The money market, which prices movements in wholesale rates well before the actual event, shrugged off the authority's rate action.

HSBC Markets' Andrew Fung said rates over one, two, three and six months were about 12.5 basis points lower yesterday.

Only the overnight rate showed a bigger movement. It was down to 5.5 per cent in the afternoon, from about 5.75 per cent on Wednesday, he said.

Oakreed Financial Services managing director Patrick Thomas said he expected the prime rate of 8.75 per cent to fall by at least 25 basis points.

'They ought to cut it to at least 8 per cent, but I don't think they will,' he said. 'Maybe we'll be lucky, and they'll cut it by half a percentage point.' Mitchell Lim, vice-president of Union Bank of Switzerland, said Hong Kong bond yields were marked down early in response to the cut, but had edged up later in the day.
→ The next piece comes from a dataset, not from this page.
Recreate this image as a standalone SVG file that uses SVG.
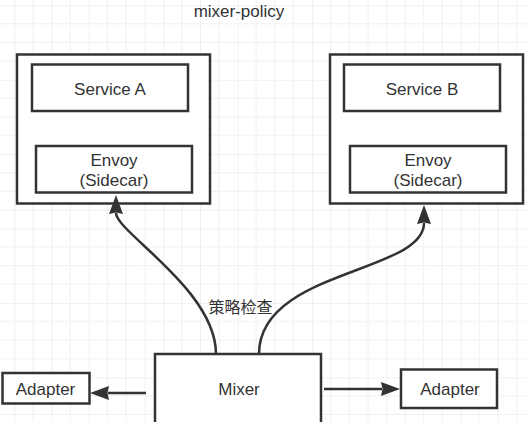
<svg xmlns="http://www.w3.org/2000/svg" width="527" height="422" viewBox="0 0 527 422">
  <defs>
    <pattern id="grid" patternUnits="userSpaceOnUse" x="14.5" y="5.3" width="74.4" height="74.4">
      <path d="M18.6,0 V74.4 M37.2,0 V74.4 M55.8,0 V74.4 M0,18.6 H74.4 M0,37.2 H74.4 M0,55.8 H74.4" stroke="#f0f0f0" stroke-width="1" fill="none"/>
      <path d="M0,0 V74.4 M0,0 H74.4" stroke="#e3e3e3" stroke-width="1" fill="none"/>
    </pattern>
    <marker id="arrow" markerUnits="userSpaceOnUse" viewBox="0 0 19 14" markerWidth="19" markerHeight="14" refX="1" refY="7" orient="auto">
      <path d="M0,0 L19,7 L0,14 L1.5,7 z" fill="#333333"/>
    </marker>
    <style>
      .box { fill: #ffffff; stroke: #333333; stroke-width: 2.5; }
      .txt { font-family: "Liberation Sans", Arial, sans-serif; font-size: 17px; fill: #333333; text-anchor: middle; }
      .cjk { font-family: "Noto Sans CJK SC", "Noto Sans", sans-serif; font-size: 16px; fill: #333333; text-anchor: middle; }
      .link { fill: none; stroke: #333333; stroke-width: 2.5; }
    </style>
  </defs>
  <rect x="0" y="0" width="527" height="422" fill="#ffffff"/>
  <rect x="0" y="0" width="527" height="422" fill="url(#grid)"/>

  <text class="txt" x="239" y="17">mixer-policy</text>

  <g id="pod-a">
    <rect class="box" x="17" y="54.5" width="193" height="149"/>
    <g id="service-a">
      <rect class="box" x="32" y="64.5" width="156" height="46.5"/>
      <text class="txt" x="110" y="94.5">Service A</text>
    </g>
    <g id="envoy-a">
      <rect class="box" x="36" y="146" width="156" height="46.5"/>
      <text class="txt" x="114" y="165.5">Envoy</text>
      <text class="txt" x="114" y="185.5">(Sidecar)</text>
    </g>
  </g>

  <g id="pod-b">
    <rect class="box" x="330" y="54.5" width="193" height="149"/>
    <g id="service-b">
      <rect class="box" x="344" y="64.5" width="156" height="46.5"/>
      <text class="txt" x="422" y="94.5">Service B</text>
    </g>
    <g id="envoy-b">
      <rect class="box" x="350" y="146" width="156" height="46.5"/>
      <text class="txt" x="428" y="165.5">Envoy</text>
      <text class="txt" x="428" y="185.5">(Sidecar)</text>
    </g>
  </g>

  <g id="mixer">
    <rect class="box" x="155" y="354" width="166" height="80"/>
    <text class="txt" x="239" y="395">Mixer</text>
  </g>

  <g id="adapter-left">
    <rect class="box" x="2.5" y="373" width="87" height="30.5"/>
    <text class="txt" x="45.5" y="395">Adapter</text>
  </g>

  <g id="adapter-right">
    <rect class="box" x="401" y="369.5" width="96" height="38.5"/>
    <text class="txt" x="450" y="395">Adapter</text>
  </g>

  <g id="connectors">
    <path class="link" d="M216,354 C216,290 116,232 116,213" marker-end="url(#arrow)"/>
    <path class="link" d="M259,354 C259,270 424,273 424,223" marker-end="url(#arrow)"/>
    <path class="link" d="M146,393 H108" marker-end="url(#arrow)"/>
    <path class="link" d="M324,389 H382" marker-end="url(#arrow)"/>
    <text class="cjk" x="240.5" y="312.5">策略检查</text>
  </g>
</svg>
Overall, the short end was benefiting rather than longer-dated paper, in line with the trend in the US where investors were wondering how much more longer bonds could fall.

'Now is the beginning of the end of the bond market rally [in the United States],' said Michael Roche, a director of HSBC Asset Management Hong Kong.

Mr Lim said corporates and property companies might well consider taking advantage of lower rates.